110年動き続ける、ウール織機の音色とリズム。
旧式のシャトル織機は、筬(おさ)で整えたたて糸に対し、よこ糸が入ったシャトル(杼・ひ)が往復することによってウールを織っていく織機です。

日本では大正から昭和中期にかけて全国的に普及し、国民の被服環境を飛躍的に向上させましたが、現在では超高速で織れる織機にその場を奪われ、国内で見られる台数は数えられる程度とされています。

ウールの世界三大産地のひとつ、イギリス中部の地方都市、ハダースフィールドで、この時代遅れの機械と出会う機会がありました。


コンピューターでプログラミング制御された現在の織機は、超高速でたて糸とよこ糸を織り込んでいくため、一般人の目にその仕組みは「魔術化」されたように映ります。電子レンジやスマホとおなじで、使っている道具の仕組みがわからない。
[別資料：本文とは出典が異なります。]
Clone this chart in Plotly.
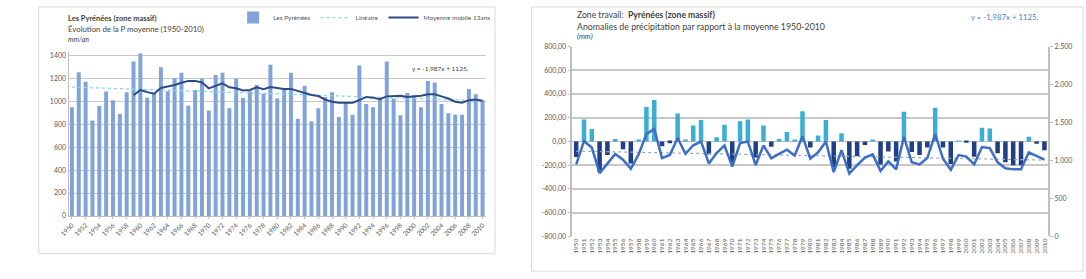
import plotly.graph_objects as go

# ---------------- data ----------------
years = list(range(1950, 2011))
precip = [947, 1253, 1169, 832, 958, 1085, 1009, 888, 1079, 1346,
          1416, 1031, 1071, 1296, 1087, 1200, 1248, 961, 1098, 1197,
          919, 1228, 1248, 938, 1197, 1028, 1087, 1141, 1065, 1318,
          1023, 1107, 1248, 846, 1135, 826, 938, 1037, 1079, 862,
          986, 882, 1310, 975, 947, 1031, 1346, 1023, 877, 1071,
          1051, 947, 1177, 1163, 975, 896, 882, 882, 1107, 1060,
          1009]
ma_years = list(range(1959, 2011))
ma13 = [1051, 1098, 1079, 1065, 1115, 1126, 1141, 1160, 1177, 1177,
        1163, 1112, 1135, 1155, 1121, 1112, 1093, 1098, 1121, 1104,
        1124, 1115, 1107, 1107, 1087, 1071, 1054, 1045, 1014, 995,
        986, 986, 986, 1009, 1037, 1031, 1017, 1042, 1048, 1048,
        1037, 1042, 1048, 1060, 1060, 1042, 1023, 995, 986, 1009,
        1014, 1003]
trend_years = [1950, 2010]
trend_vals = [1123, 1004]
anom = [-131, 185, 105, -255, -115, 20, -65, -185, 15, 290,
        350, -40, -15, 235, 15, 135, 180, -110, 35, 140,
        -180, 170, 185, -135, 135, -45, 20, 80, 10, 255,
        -50, 50, 180, -215, 70, -230, -125, -30, 10, -195,
        -85, -170, 250, -90, -115, -50, 285, -50, -190, 5,
        -10, -130, 115, 110, -100, -175, -200, -200, 40, -20,
        -75]

left_yticks = [0, 200, 400, 600, 800, 1000, 1200, 1400]
left_xticks = list(range(1950, 2011, 2))
r_left_vals = [-800, -600, -400, -200, 0, 200, 400, 600, 800]
r_left_text = ["-800,00", "-600,00", "-400,00", "-200,00", "0,00",
               "200,00", "400,00", "600,00", "800,00"]
r_right_vals = [0, 500, 1000, 1500, 2000, 2500]
r_right_text = ["0", "500", "1.000", "1.500", "2.000", "2.500"]

W, H = 1086, 279
def px(x):
    return x / W
def py(y):
    return 1 - y / H

FONT = "Lato"
TXT = "#404040"
GRID = "#C8C8C8"

fig = go.Figure()

# ---------------- left chart ----------------
fig.add_trace(go.Bar(x=years, y=precip, name="Les Pyrénées",
                     marker=dict(color="#7FA3DA", line=dict(width=0)),
                     xaxis="x", yaxis="y"))
fig.add_trace(go.Scatter(x=trend_years, y=trend_vals, name="Linéaire",
                         mode="lines", line=dict(color="#8FD3E6", width=1.3, dash="dot"),
                         xaxis="x", yaxis="y"))
fig.add_trace(go.Scatter(x=ma_years, y=ma13, name="Moyenne mobile 13ans",
                         mode="lines", line=dict(color="#2E4A85", width=2),
                         xaxis="x", yaxis="y"))

# ---------------- right chart ----------------
bar_cols = ["#3DAED3" if v >= 0 else "#213F86" for v in anom]
fig.add_trace(go.Bar(x=years, y=anom, showlegend=False,
                     marker=dict(color=bar_cols, line=dict(width=0)),
                     xaxis="x2", yaxis="y2"))
fig.add_trace(go.Scatter(x=trend_years, y=trend_vals, showlegend=False,
                         mode="lines", line=dict(color="#94A9C9", width=1.2, dash="dot"),
                         xaxis="x2", yaxis="y3"))
fig.add_trace(go.Scatter(x=years, y=precip, showlegend=False,
                         mode="lines", line=dict(color="#3D6EC6", width=2.5),
                         xaxis="x2", yaxis="y3"))

axis_font = dict(family=FONT, size=7, color="#595959")

fig.update_layout(
    width=W, height=H,
    margin=dict(l=0, r=0, t=0, b=0),
    paper_bgcolor="white", plot_bgcolor="white",
    font=dict(family=FONT, color=TXT),
    bargap=0.42,
    xaxis=dict(domain=[px(60), px(481)], range=[1949.5, 2010.5],
               tickmode="array", tickvals=left_xticks,
               ticktext=[str(v) for v in left_xticks],
               tickangle=-45, tickfont=dict(family=FONT, size=6.5, color="#595959"),
               showgrid=False, zeroline=False, showline=True, linecolor="#BFBFBF",
               ticks="outside", ticklen=2, tickcolor="#BFBFBF", anchor="y"),
    yaxis=dict(domain=[py(218), py(48.4)], range=[0, 1430],
               tickmode="array", tickvals=left_yticks,
               ticktext=[str(v) for v in left_yticks],
               tickfont=axis_font, showgrid=True, gridcolor=GRID, gridwidth=1,
               zeroline=False, showline=True, linecolor="#BFBFBF",
               ticks="", anchor="x"),
    xaxis2=dict(domain=[px(568), px(1048)], range=[1949.5, 2010.5],
                tickmode="array", tickvals=years,
                ticktext=[str(v) for v in years],
                tickangle=-90, tickfont=dict(family=FONT, size=6.5, color="#595959"),
                showgrid=False, zeroline=False, showline=False,
                anchor="y2"),
    yaxis2=dict(domain=[py(239), py(43)], range=[-800, 800],
                tickmode="array", tickvals=r_left_vals, ticktext=r_left_text,
                tickfont=axis_font, showgrid=True, gridcolor=GRID, gridwidth=1.5,
                zeroline=True, zerolinecolor="#BDBDBD", zerolinewidth=1,
                showline=True, linecolor="#BFBFBF", linewidth=1.5,
                ticks="outside", ticklen=3, tickcolor="#BFBFBF", anchor="x2"),
    yaxis3=dict(range=[0, 2500], overlaying="y2", side="right", anchor="x2",
                tickmode="array", tickvals=r_right_vals, ticktext=r_right_text,
                tickfont=axis_font, showgrid=False, zeroline=False,
                showline=True, linecolor="#BFBFBF", linewidth=1.5,
                ticks="outside", ticklen=3, tickcolor="#BFBFBF"),
    legend=dict(orientation="h", x=px(226), y=py(13), xanchor="left", yanchor="middle",
                font=dict(family=FONT, size=6.5, color="#595959"),
                bgcolor="rgba(0,0,0,0)", itemwidth=30, tracegroupgap=0),
)

# chart area frames
fig.add_shape(type="rect", xref="paper", yref="paper",
              x0=px(30), x1=px(490), y0=py(257), y1=py(2),
              line=dict(color="#D9D9D9", width=1), fillcolor="rgba(0,0,0,0)", layer="below")
fig.add_shape(type="rect", xref="paper", yref="paper",
              x0=px(527), x1=px(1083), y0=py(275), y1=py(2),
              line=dict(color="#D9D9D9", width=1), fillcolor="rgba(0,0,0,0)", layer="below")

def ann(x, y, text, size, color=TXT, xanchor="left"):
    fig.add_annotation(xref="paper", yref="paper", x=px(x), y=py(y), text=text,
                       showarrow=False, xanchor=xanchor, yanchor="middle",
                       font=dict(family=FONT, size=size, color=color))

# left chart texts
ann(57, 14, "<b>Les Pyrénées (zone massif)</b>", 7.5)
ann(57, 25, "Évolution de la P moyenne (1950-2010)", 7.8)
ann(57, 35, "<i>mm/an</i>", 7)
ann(404, 66, "y = -1,987x + 1125,", 6.5)

# right chart texts
ann(571, 10, "Zone travail:  <b>Pyrénées (zone massif)</b>", 8.6)
ann(571, 22, "Anomalies de précipitation par rapport à la moyenne 1950-2010", 8.8)
ann(571, 33, "<i>(mm)</i>", 7.5)
ann(1041, 12, "y = -1,987x + 1125,", 7.8, color="#4F7FC8", xanchor="right")

fig.write_html("out.html")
このことを指して落合陽一氏は「現代の魔術化」と読んでいますが、まさにその通りのことが現代の毛織工場でも起きているのです。

しかし、1910年から動き続けるこの「DOBCROSS LOOM」は、ひとつひとつのボディ、フレーム、油圧系統、糸、ボビン、ペダル、歯車が人体模型のような温かみを有し、そのオイル臭のなかに、産業革命の残り香さえかぐことができそうな気がします。

よこ糸が入ったシャトル。ハンマーで叩かれることによって、超高速で水平方向への運動を繰り返す。

現代の超高速織機は、生産性に優れている一方、ウールという生地の特質である「空気含有率」を削ってしまうリスクがあります。超高速で織られるためにたて糸とよこ糸に圧力がかかり、空気が押し出され、保温性をそいでしまうのです。また、生地にストレスがかかるのため、独特の風合いも色あせるという指摘もあります。

その点、オールドファッションのこの織機は、メンテナンスもふくめ「手間と暇」を要しますが、低速で織られるために生地に温かみと独特の風合いを醸します。110年間休むことなく繰り返されてきたリズムに耳を預けていると、日々のうたかたから解き放たれる心地がします。

なにか大事なことを語りかけてくるような、大きな古織機。これから先もそのリズムを刻み続けてほしいと切に願います。